“We know that life has a lot of uncertainties that come along with it and being able to position our clients in a way that they can react and adjust and thrive during these uncertain times creates an opportunity for them to take advantage of uncertainty rather than become a victim of uncertainty.”

 

Initially there was only one type of life insurance, and that’s the simplest form, term insurance. With term insurance, there’s only one benefit and that’s the death benefit. If you die within the term, then a death benefit is paid in cash to your family. 

Life insurance was initially bought by sailors. When they would go out on a voyage, they would buy insurance and then when they would come back, they’d be home for a month or two. When they would go out on another voyage, the price would go up. One of them said, “Hey, is there a way that I could pay the same rate for the rest of my life, this way I don’t have to keep paying an increasing premium.” What was developed was the precursor to whole life insurance. The insurance company realized that in order to even out the cost over the lifetime of this individual, they had to overcharge in the early years so that they could undercharge in the later years. By overcharging, they were putting money aside and that created an ever expanding pool of cash that could be utilized to offset the increases of premium in the later years.

At its very essence, life insurance is a transfer of risk. Whether you have a full life insurance policy or a term life insurance policy, we’re all going to die. So the insurance company is taking on that risk with a little bit of uncertainty, because they don’t know when you’re going to die. The insurance company has to price the policy properly so that they can guarantee the payment that they committed to or promise to your family and still make a profit. 

Now understand this. When you have a whole life insurance policy, you have an ever expanding pool of cash. That’s because when you get a whole life insurance contract, the insurance company is making you two promises. They’re promising to pay the death benefit when you die and they’re also promising that when that policy matures, usually at age 100, the cash value and the death benefit are going to be the same. So they have to put reserves away to make sure they could keep those two promises. 

Now the insurance industry has functioned very well for hundreds of years with these two products. Then in the 70’s, when interest rates were rising, a company called E F Hutton arose. Those of you who are old enough might remember EF Hutton because when he EF Hutton spoke, everybody listened. Have you heard him lately? He doesn’t exist. EF Hutton was sold off to first capital life, and first capital life was taken over by executive life and executive life doesn’t exist because they were investing their policy holders cash values in junk bonds sold by Michael Milken. Michael Milken did jail time for his shenanigans. But the bottom line is that universal life insurance is really term insurance with a side fund invested at market interest rates. 

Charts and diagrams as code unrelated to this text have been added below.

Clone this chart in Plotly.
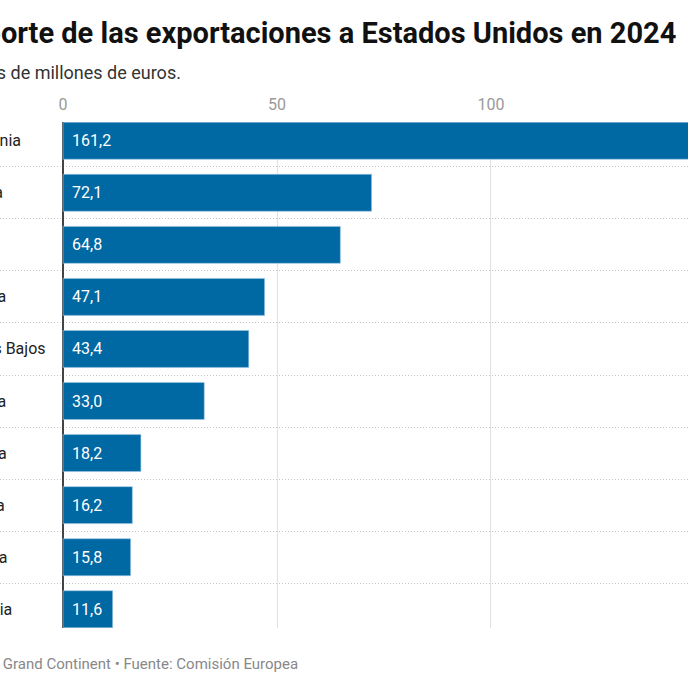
"""Bar chart: EU exports to the United States by country, 2024."""
import plotly.graph_objects as go

countries = [
    "Alemania", "Irlanda", "Italia", "Francia", "Países Bajos",
    "Bélgica", "España", "Austria", "Polonia", "Chequia",
]
values = [161.2, 72.1, 64.8, 47.1, 43.4, 33.0, 18.2, 16.2, 15.8, 11.6]
x_ticks = [0, 50, 100, 150]

title = "Importe de las exportaciones a Estados Unidos en 2024"
subtitle = "En miles de millones de euros."
footer = "Le Grand Continent • Fuente: Comisión Europea"

BLUE = "#0068a2"
FONT = "Roboto"

fig = go.Figure()
fig.add_trace(
    go.Bar(
        x=values,
        y=countries,
        orientation="h",
        width=0.71,
        marker=dict(color=BLUE, line=dict(color="#9cc6e4", width=0.6)),
        hoverinfo="skip",
    )
)

# value labels inside the bars, left aligned
for c, v in zip(countries, values):
    fig.add_annotation(
        x=0, y=c, xref="x", yref="y",
        text=f"{v:.1f}".replace(".", ","),
        xanchor="left", xshift=7, showarrow=False,
        font=dict(family=FONT, size=16, color="white"),
    )

# country names, left aligned in the margin (partly off the page)
for c in countries:
    fig.add_annotation(
        x=-48 / 688, y=c, xref="paper", yref="y",
        text=c, xanchor="left", showarrow=False,
        font=dict(family=FONT, size=16, color="#222222"),
    )

fig.add_annotation(
    x=-51 / 688, y=1.175, xref="paper", yref="paper",
    text=f"<b>{title}</b>", xanchor="left", yanchor="middle",
    showarrow=False, font=dict(family=FONT, size=29, color="#111111"),
)
fig.add_annotation(
    x=-64 / 688, y=1.098, xref="paper", yref="paper",
    text=subtitle, xanchor="left", yanchor="middle",
    showarrow=False, font=dict(family=FONT, size=18, color="#333333"),
)
fig.add_annotation(
    x=-19 / 688, y=-0.071, xref="paper", yref="paper",
    text=footer, xanchor="left", yanchor="middle",
    showarrow=False, font=dict(family=FONT, size=15, color="#888888"),
)

fig.update_layout(
    width=688,
    height=688,
    margin=dict(l=0, r=0, t=122, b=60),
    plot_bgcolor="white",
    paper_bgcolor="white",
    showlegend=False,
    font=dict(family=FONT),
    xaxis=dict(
        side="top",
        range=[-14.72, 146.03],
        tickvals=x_ticks,
        showgrid=True,
        gridcolor="#e0e0e0",
        gridwidth=1,
        zeroline=True,
        zerolinecolor="#444444",
        zerolinewidth=2,
        ticks="outside",
        ticklen=5,
        tickcolor="rgba(0,0,0,0)",
        tickfont=dict(family=FONT, size=16, color="#999999"),
        showline=False,
        fixedrange=True,
    ),
    yaxis=dict(
        categoryorder="array",
        categoryarray=countries,
        range=[9.36, -0.36],
        tickson="boundaries",
        showgrid=True,
        gridcolor="#c4c4c4",
        griddash="1px,2px",
        gridwidth=1,
        showticklabels=False,
        ticks="",
        zeroline=False,
        fixedrange=True,
    ),
)

fig.write_html(
    "out.html",
    config={"displayModeBar": False},
    post_script="document.body.style.margin='0';",
)
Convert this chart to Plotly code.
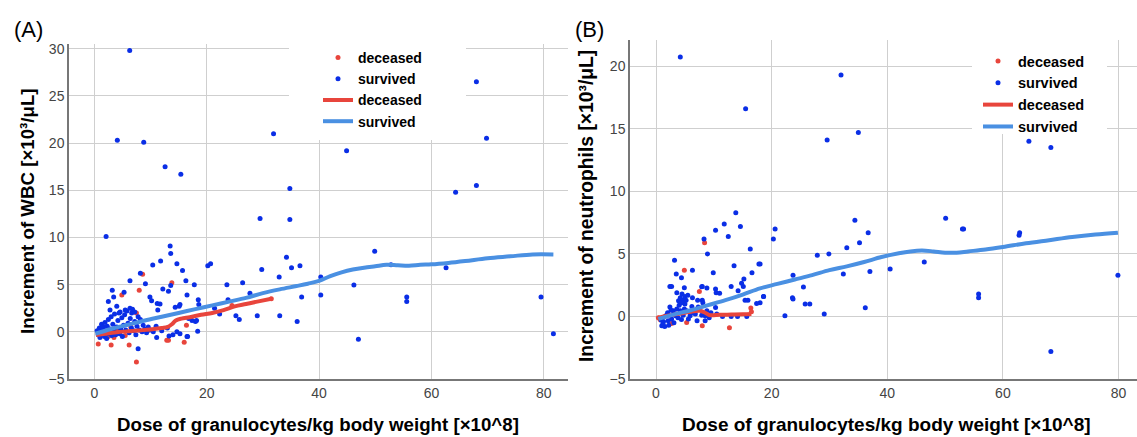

So every year the cost of that annual renewable term policy is increasing. Eventually it’s going to hit a breakeven point and it’s going to start eating away at your cash values. It transfers the risk of insurance and investments back to the policy holder. 

I understand that with whole life insurance, you could never take a step backwards because of the way the policy is actuarily designed. The policy has an ever-growing cash value guaranteed by contract. In the early eighties, when all policies were first introduced, they looked really attractive because they were tied to market interest rates. At that time, CD’s were paying 15% to 16%, but by the mid eighties, market interest rates started to stabilize. And so you all policies didn’t project as well. 

So the insurance industry’s response was to not invest in market interest rates, but to invest directly into the stock market through mutual fund sub-accounts. Now known as a variable universal life insurance policy, which was introduced by equitable life in the mid eighties, and everything was functioning fairly well as the market was going up. What people didn’t realize was that when the market went down, you got hit with a double whammy. Number one, your cash value moved backwards. Number two, because your cash value moved backwards, you have to increase the amount of pure life insurance. So at a time when your cash value was going down, your expenses, the pure life insurance component was going up. That created some significant problems for the universal life policy. 

The newest version of the universal life policy is called an index universal life policy or an IUL. With that, your money isn’t in the market. It’s tied to a market index. They’re able to eliminate the losses from the market, but they also have the crediting of interest to your account. 

Whether it’s a universal life, you lose. If it’s indexed universal life, you lose. If it’s variable universal life, you lose. The bottom line is this, with all three of those products, you can move backwards. With a whole life policy, it’s actuarily designed that you could never take a step backwards. If you’re planning on having cash available for future events, why would you ever want to transfer the risk from the insurance company back to you? To us? It doesn’t make sense. 

As you know, our mission is to help our clients regain control of their money. So we use the whole life and term life products because the certainty those products provide, allow for us to adjust the planning for our clients uncertainties that happen in life. We know that life has a lot of uncertainties that come along with it and being able to position our clients in a way that they can react and adjust and thrive during these uncertain times creates an opportunity for them to take advantage of uncertainty rather than become a victim of uncertainty.